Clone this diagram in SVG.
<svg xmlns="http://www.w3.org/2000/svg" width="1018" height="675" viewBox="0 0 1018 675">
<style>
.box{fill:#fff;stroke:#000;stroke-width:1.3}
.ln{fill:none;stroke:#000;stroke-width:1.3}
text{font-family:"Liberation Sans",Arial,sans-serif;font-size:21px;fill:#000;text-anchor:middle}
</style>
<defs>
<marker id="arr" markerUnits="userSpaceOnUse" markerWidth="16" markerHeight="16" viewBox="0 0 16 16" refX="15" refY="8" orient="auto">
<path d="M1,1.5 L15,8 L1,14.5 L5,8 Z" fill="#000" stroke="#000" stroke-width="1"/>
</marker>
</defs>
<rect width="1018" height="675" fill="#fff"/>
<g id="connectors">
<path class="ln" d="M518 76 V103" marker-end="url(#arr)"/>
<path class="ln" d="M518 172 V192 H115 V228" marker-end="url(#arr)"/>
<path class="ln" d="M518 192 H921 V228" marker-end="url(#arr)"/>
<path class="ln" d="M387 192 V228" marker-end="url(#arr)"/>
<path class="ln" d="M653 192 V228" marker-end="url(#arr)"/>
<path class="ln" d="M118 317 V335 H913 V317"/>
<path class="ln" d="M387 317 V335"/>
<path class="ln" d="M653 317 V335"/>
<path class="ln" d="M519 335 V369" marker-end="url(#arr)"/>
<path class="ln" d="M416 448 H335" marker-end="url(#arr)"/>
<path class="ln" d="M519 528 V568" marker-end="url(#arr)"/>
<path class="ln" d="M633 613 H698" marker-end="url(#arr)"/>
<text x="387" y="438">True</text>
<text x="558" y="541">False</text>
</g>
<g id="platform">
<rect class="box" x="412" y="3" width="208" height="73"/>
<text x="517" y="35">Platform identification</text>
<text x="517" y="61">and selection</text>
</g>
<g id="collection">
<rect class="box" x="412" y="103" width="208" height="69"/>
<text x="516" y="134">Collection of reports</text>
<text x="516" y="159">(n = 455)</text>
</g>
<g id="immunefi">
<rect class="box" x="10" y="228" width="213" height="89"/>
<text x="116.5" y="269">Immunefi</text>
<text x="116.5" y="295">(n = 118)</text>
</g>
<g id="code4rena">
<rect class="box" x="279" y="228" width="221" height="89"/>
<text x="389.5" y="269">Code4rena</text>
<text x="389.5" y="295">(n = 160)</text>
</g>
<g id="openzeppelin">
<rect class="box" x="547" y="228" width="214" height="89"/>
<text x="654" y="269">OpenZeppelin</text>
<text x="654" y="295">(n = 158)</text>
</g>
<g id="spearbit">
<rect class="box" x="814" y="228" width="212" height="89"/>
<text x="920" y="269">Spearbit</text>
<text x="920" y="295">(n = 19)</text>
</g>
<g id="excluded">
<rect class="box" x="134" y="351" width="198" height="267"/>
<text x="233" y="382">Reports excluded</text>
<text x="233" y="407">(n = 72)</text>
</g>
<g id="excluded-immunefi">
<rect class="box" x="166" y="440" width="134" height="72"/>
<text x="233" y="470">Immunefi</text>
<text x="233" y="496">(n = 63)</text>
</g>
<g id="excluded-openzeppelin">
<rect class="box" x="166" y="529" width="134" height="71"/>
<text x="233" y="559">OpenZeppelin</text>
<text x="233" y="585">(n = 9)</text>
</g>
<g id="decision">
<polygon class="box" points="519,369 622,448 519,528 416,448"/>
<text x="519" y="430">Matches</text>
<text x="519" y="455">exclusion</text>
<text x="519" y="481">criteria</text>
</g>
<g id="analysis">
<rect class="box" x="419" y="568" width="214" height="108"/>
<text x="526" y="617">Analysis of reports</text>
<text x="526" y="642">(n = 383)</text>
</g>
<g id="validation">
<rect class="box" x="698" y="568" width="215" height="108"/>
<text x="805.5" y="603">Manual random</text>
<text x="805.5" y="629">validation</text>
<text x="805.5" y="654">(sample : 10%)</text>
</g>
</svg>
---
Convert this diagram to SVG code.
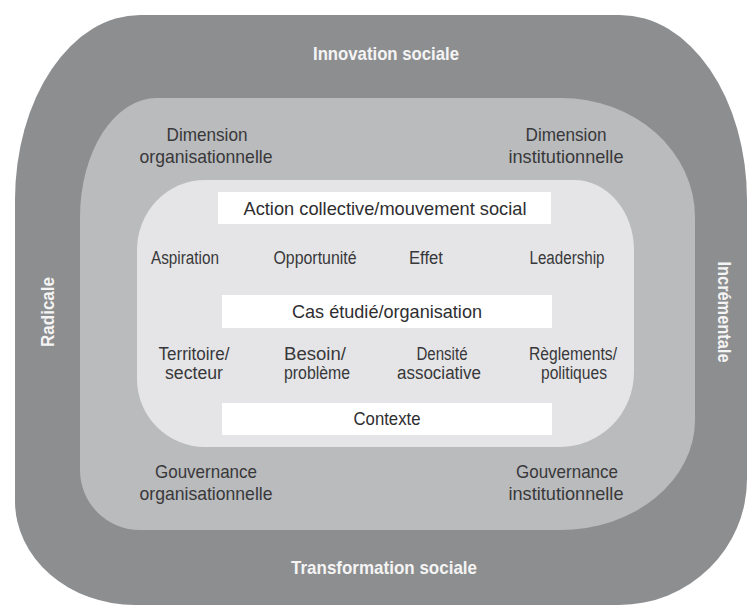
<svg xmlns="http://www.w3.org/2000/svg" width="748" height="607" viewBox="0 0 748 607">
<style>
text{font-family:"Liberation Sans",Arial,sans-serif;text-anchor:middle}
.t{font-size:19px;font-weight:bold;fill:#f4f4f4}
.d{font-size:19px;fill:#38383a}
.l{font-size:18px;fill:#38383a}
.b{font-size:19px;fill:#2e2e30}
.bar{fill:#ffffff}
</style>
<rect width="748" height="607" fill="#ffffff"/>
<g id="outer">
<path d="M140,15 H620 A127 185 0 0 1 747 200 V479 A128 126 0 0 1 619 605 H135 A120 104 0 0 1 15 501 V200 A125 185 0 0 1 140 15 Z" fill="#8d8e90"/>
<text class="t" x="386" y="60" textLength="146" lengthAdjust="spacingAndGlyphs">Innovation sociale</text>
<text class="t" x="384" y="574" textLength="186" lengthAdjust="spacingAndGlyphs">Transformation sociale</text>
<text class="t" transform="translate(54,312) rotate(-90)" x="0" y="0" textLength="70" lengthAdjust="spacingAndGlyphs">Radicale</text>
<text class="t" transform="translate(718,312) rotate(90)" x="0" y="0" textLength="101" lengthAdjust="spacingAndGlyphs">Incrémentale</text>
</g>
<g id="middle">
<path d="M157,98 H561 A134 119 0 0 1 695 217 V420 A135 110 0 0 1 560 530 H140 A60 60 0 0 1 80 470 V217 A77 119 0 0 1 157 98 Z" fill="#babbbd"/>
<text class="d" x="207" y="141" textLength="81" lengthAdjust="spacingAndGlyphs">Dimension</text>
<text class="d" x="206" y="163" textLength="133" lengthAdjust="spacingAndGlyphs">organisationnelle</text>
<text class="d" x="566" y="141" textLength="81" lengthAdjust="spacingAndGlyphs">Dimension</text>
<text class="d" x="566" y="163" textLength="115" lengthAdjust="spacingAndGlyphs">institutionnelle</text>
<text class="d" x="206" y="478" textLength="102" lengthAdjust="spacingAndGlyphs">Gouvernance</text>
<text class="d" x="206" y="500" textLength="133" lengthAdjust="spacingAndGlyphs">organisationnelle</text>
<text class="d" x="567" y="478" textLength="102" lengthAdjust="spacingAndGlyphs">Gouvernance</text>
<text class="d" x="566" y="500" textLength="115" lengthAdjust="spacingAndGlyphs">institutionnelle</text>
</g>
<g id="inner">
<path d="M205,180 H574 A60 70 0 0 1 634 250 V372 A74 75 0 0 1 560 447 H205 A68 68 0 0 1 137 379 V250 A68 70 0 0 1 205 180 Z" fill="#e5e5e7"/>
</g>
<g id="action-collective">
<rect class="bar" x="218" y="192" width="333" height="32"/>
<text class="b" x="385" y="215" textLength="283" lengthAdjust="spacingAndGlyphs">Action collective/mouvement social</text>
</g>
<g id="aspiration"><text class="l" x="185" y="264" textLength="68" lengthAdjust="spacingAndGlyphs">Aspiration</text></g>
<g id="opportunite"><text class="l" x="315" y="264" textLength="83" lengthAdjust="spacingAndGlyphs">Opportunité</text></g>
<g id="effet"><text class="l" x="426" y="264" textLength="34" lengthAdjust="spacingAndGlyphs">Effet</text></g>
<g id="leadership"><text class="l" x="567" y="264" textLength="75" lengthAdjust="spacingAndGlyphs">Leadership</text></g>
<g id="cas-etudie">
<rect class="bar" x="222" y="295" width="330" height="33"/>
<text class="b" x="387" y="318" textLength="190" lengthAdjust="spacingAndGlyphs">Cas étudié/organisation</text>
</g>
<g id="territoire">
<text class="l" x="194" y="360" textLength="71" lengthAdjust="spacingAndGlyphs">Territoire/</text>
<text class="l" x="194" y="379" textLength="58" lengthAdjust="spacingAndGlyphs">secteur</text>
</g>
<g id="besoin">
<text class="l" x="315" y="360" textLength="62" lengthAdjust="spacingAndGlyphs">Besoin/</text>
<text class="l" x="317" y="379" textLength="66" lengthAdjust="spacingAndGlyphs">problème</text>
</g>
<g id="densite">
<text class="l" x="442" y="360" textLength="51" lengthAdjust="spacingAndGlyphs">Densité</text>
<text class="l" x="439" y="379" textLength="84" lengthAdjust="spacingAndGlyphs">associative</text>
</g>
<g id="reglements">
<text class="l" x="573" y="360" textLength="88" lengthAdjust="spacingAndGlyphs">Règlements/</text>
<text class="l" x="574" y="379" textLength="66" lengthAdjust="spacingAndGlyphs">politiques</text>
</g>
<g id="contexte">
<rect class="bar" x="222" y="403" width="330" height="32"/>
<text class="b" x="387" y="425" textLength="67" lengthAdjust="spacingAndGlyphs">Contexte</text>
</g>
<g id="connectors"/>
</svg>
==
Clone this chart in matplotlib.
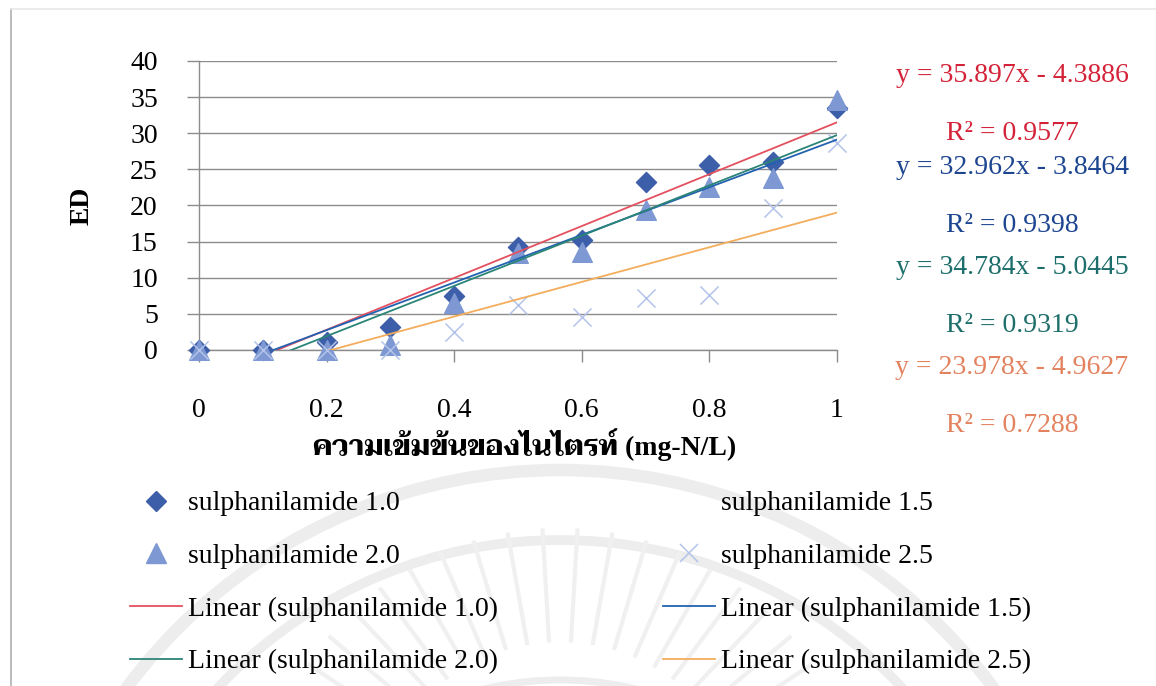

* Written request
For the data above, state only how many lines include the word "this".

* Full solution
3